[Written instruction]: Set all the material down again unchanged, without the pictures.
____________________
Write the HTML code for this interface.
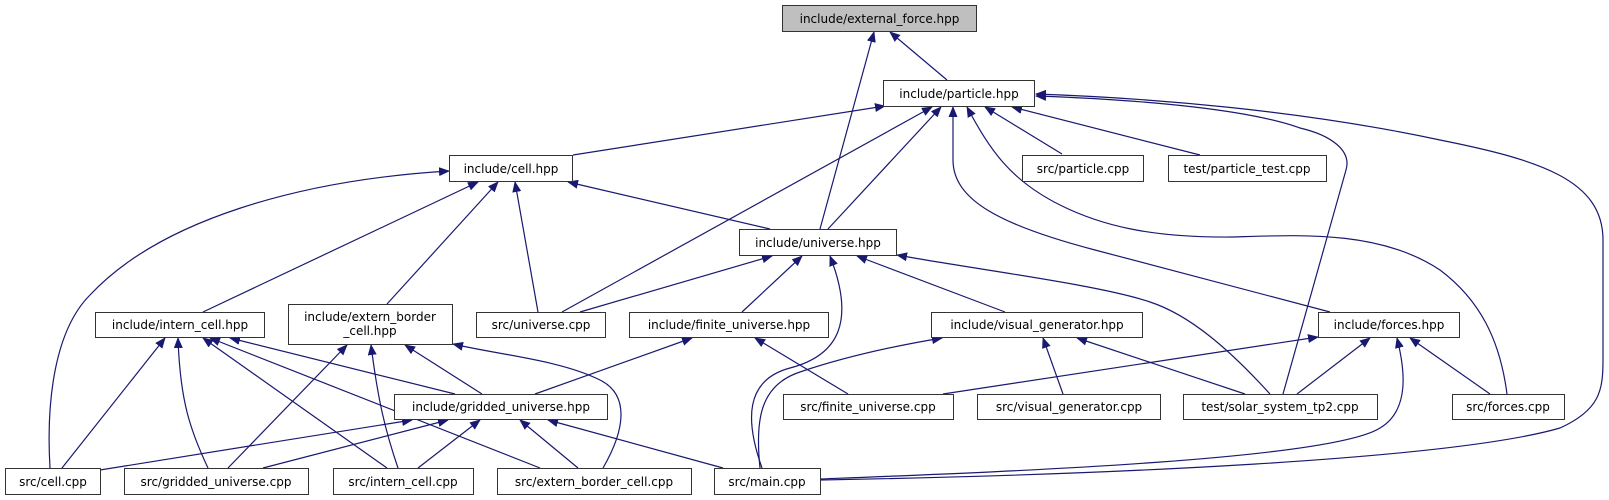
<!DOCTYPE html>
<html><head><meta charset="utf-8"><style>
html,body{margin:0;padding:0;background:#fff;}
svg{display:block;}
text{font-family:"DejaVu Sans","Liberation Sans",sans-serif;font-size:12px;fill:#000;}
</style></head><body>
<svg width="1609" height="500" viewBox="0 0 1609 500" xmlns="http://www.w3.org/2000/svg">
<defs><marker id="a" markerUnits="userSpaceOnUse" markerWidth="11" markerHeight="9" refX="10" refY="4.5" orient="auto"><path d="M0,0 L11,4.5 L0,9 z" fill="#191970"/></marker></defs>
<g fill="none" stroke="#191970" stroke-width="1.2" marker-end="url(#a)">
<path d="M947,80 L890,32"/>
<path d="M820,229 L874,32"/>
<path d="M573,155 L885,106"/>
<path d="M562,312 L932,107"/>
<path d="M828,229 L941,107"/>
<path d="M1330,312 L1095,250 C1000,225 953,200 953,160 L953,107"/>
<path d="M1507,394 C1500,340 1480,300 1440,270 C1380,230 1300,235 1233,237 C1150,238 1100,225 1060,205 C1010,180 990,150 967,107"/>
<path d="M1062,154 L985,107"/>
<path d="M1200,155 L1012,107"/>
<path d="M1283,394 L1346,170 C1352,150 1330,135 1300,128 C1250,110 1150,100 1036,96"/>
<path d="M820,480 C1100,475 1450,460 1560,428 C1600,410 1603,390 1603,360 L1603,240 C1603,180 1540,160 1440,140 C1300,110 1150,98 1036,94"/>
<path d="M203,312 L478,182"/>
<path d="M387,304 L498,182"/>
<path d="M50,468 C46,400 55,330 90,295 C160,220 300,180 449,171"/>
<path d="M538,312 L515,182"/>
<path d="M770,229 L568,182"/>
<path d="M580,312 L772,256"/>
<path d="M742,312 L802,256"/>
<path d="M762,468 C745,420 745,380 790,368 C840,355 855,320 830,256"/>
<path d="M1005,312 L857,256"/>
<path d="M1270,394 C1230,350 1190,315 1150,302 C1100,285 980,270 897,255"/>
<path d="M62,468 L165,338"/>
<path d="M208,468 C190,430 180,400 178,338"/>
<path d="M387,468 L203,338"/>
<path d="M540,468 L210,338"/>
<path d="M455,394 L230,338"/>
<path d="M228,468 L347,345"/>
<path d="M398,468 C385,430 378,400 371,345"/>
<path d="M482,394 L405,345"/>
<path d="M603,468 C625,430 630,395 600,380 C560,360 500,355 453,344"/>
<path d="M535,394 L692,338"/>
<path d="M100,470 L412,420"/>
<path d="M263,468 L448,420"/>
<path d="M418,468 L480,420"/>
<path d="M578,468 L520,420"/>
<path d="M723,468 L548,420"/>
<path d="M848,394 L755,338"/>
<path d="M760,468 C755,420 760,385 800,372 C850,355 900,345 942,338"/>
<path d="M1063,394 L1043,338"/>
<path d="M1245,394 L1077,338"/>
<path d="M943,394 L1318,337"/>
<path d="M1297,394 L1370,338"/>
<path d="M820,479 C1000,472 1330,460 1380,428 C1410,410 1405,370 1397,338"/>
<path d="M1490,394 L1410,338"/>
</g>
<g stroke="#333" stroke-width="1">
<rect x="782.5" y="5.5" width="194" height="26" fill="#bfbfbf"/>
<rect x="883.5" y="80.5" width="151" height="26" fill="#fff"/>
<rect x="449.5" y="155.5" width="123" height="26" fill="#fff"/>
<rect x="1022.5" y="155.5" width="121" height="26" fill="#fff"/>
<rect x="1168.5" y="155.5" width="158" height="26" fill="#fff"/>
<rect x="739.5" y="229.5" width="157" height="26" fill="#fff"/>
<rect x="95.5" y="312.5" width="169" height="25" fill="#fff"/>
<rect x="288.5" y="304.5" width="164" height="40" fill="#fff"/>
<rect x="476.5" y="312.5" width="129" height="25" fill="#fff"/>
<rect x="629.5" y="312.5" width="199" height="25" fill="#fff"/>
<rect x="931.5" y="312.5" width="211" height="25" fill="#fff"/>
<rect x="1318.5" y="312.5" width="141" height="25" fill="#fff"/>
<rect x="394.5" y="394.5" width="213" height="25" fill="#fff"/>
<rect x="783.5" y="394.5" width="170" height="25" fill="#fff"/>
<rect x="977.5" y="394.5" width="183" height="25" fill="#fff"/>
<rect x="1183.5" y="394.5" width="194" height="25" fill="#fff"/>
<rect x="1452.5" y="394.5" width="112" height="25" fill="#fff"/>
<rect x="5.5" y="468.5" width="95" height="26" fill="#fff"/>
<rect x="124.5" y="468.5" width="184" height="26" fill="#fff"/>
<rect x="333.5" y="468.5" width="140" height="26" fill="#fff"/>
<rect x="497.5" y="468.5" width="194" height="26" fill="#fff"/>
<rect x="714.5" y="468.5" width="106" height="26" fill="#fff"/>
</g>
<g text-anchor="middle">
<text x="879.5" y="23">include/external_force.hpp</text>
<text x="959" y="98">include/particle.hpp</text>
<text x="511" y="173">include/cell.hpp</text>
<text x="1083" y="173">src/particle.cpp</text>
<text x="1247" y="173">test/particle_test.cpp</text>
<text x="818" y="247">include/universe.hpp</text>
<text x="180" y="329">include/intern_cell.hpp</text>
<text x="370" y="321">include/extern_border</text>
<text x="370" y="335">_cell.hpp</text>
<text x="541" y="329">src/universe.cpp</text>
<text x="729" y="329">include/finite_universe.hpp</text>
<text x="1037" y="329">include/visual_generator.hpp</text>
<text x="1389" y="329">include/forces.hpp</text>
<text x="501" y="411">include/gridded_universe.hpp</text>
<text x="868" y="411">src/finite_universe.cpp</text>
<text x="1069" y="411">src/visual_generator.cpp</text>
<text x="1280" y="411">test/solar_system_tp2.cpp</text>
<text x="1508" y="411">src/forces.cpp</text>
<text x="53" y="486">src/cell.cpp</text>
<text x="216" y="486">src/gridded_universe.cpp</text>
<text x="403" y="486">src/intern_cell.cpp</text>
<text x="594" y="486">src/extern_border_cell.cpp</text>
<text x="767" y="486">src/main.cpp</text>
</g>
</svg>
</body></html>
____________________
[The reply]:
Write the HTML code for this interface.
<!DOCTYPE html>
<html><head><meta charset="utf-8"><style>
html,body{margin:0;padding:0;background:#fff;}
svg{display:block;}
text{font-family:"DejaVu Sans","Liberation Sans",sans-serif;font-size:12px;fill:#000;}
</style></head><body>
<svg width="1609" height="500" viewBox="0 0 1609 500" xmlns="http://www.w3.org/2000/svg">
<defs><marker id="a" markerUnits="userSpaceOnUse" markerWidth="11" markerHeight="9" refX="10" refY="4.5" orient="auto"><path d="M0,0 L11,4.5 L0,9 z" fill="#191970"/></marker></defs>
<g fill="none" stroke="#191970" stroke-width="1.2" marker-end="url(#a)">
<path d="M947,80 L890,32"/>
<path d="M820,229 L874,32"/>
<path d="M573,155 L885,106"/>
<path d="M562,312 L932,107"/>
<path d="M828,229 L941,107"/>
<path d="M1330,312 L1095,250 C1000,225 953,200 953,160 L953,107"/>
<path d="M1507,394 C1500,340 1480,300 1440,270 C1380,230 1300,235 1233,237 C1150,238 1100,225 1060,205 C1010,180 990,150 967,107"/>
<path d="M1062,154 L985,107"/>
<path d="M1200,155 L1012,107"/>
<path d="M1283,394 L1346,170 C1352,150 1330,135 1300,128 C1250,110 1150,100 1036,96"/>
<path d="M820,480 C1100,475 1450,460 1560,428 C1600,410 1603,390 1603,360 L1603,240 C1603,180 1540,160 1440,140 C1300,110 1150,98 1036,94"/>
<path d="M203,312 L478,182"/>
<path d="M387,304 L498,182"/>
<path d="M50,468 C46,400 55,330 90,295 C160,220 300,180 449,171"/>
<path d="M538,312 L515,182"/>
<path d="M770,229 L568,182"/>
<path d="M580,312 L772,256"/>
<path d="M742,312 L802,256"/>
<path d="M762,468 C745,420 745,380 790,368 C840,355 855,320 830,256"/>
<path d="M1005,312 L857,256"/>
<path d="M1270,394 C1230,350 1190,315 1150,302 C1100,285 980,270 897,255"/>
<path d="M62,468 L165,338"/>
<path d="M208,468 C190,430 180,400 178,338"/>
<path d="M387,468 L203,338"/>
<path d="M540,468 L210,338"/>
<path d="M455,394 L230,338"/>
<path d="M228,468 L347,345"/>
<path d="M398,468 C385,430 378,400 371,345"/>
<path d="M482,394 L405,345"/>
<path d="M603,468 C625,430 630,395 600,380 C560,360 500,355 453,344"/>
<path d="M535,394 L692,338"/>
<path d="M100,470 L412,420"/>
<path d="M263,468 L448,420"/>
<path d="M418,468 L480,420"/>
<path d="M578,468 L520,420"/>
<path d="M723,468 L548,420"/>
<path d="M848,394 L755,338"/>
<path d="M760,468 C755,420 760,385 800,372 C850,355 900,345 942,338"/>
<path d="M1063,394 L1043,338"/>
<path d="M1245,394 L1077,338"/>
<path d="M943,394 L1318,337"/>
<path d="M1297,394 L1370,338"/>
<path d="M820,479 C1000,472 1330,460 1380,428 C1410,410 1405,370 1397,338"/>
<path d="M1490,394 L1410,338"/>
</g>
<g stroke="#333" stroke-width="1">
<rect x="782.5" y="5.5" width="194" height="26" fill="#bfbfbf"/>
<rect x="883.5" y="80.5" width="151" height="26" fill="#fff"/>
<rect x="449.5" y="155.5" width="123" height="26" fill="#fff"/>
<rect x="1022.5" y="155.5" width="121" height="26" fill="#fff"/>
<rect x="1168.5" y="155.5" width="158" height="26" fill="#fff"/>
<rect x="739.5" y="229.5" width="157" height="26" fill="#fff"/>
<rect x="95.5" y="312.5" width="169" height="25" fill="#fff"/>
<rect x="288.5" y="304.5" width="164" height="40" fill="#fff"/>
<rect x="476.5" y="312.5" width="129" height="25" fill="#fff"/>
<rect x="629.5" y="312.5" width="199" height="25" fill="#fff"/>
<rect x="931.5" y="312.5" width="211" height="25" fill="#fff"/>
<rect x="1318.5" y="312.5" width="141" height="25" fill="#fff"/>
<rect x="394.5" y="394.5" width="213" height="25" fill="#fff"/>
<rect x="783.5" y="394.5" width="170" height="25" fill="#fff"/>
<rect x="977.5" y="394.5" width="183" height="25" fill="#fff"/>
<rect x="1183.5" y="394.5" width="194" height="25" fill="#fff"/>
<rect x="1452.5" y="394.5" width="112" height="25" fill="#fff"/>
<rect x="5.5" y="468.5" width="95" height="26" fill="#fff"/>
<rect x="124.5" y="468.5" width="184" height="26" fill="#fff"/>
<rect x="333.5" y="468.5" width="140" height="26" fill="#fff"/>
<rect x="497.5" y="468.5" width="194" height="26" fill="#fff"/>
<rect x="714.5" y="468.5" width="106" height="26" fill="#fff"/>
</g>
<g text-anchor="middle">
<text x="879.5" y="23">include/external_force.hpp</text>
<text x="959" y="98">include/particle.hpp</text>
<text x="511" y="173">include/cell.hpp</text>
<text x="1083" y="173">src/particle.cpp</text>
<text x="1247" y="173">test/particle_test.cpp</text>
<text x="818" y="247">include/universe.hpp</text>
<text x="180" y="329">include/intern_cell.hpp</text>
<text x="370" y="321">include/extern_border</text>
<text x="370" y="335">_cell.hpp</text>
<text x="541" y="329">src/universe.cpp</text>
<text x="729" y="329">include/finite_universe.hpp</text>
<text x="1037" y="329">include/visual_generator.hpp</text>
<text x="1389" y="329">include/forces.hpp</text>
<text x="501" y="411">include/gridded_universe.hpp</text>
<text x="868" y="411">src/finite_universe.cpp</text>
<text x="1069" y="411">src/visual_generator.cpp</text>
<text x="1280" y="411">test/solar_system_tp2.cpp</text>
<text x="1508" y="411">src/forces.cpp</text>
<text x="53" y="486">src/cell.cpp</text>
<text x="216" y="486">src/gridded_universe.cpp</text>
<text x="403" y="486">src/intern_cell.cpp</text>
<text x="594" y="486">src/extern_border_cell.cpp</text>
<text x="767" y="486">src/main.cpp</text>
</g>
</svg>
</body></html>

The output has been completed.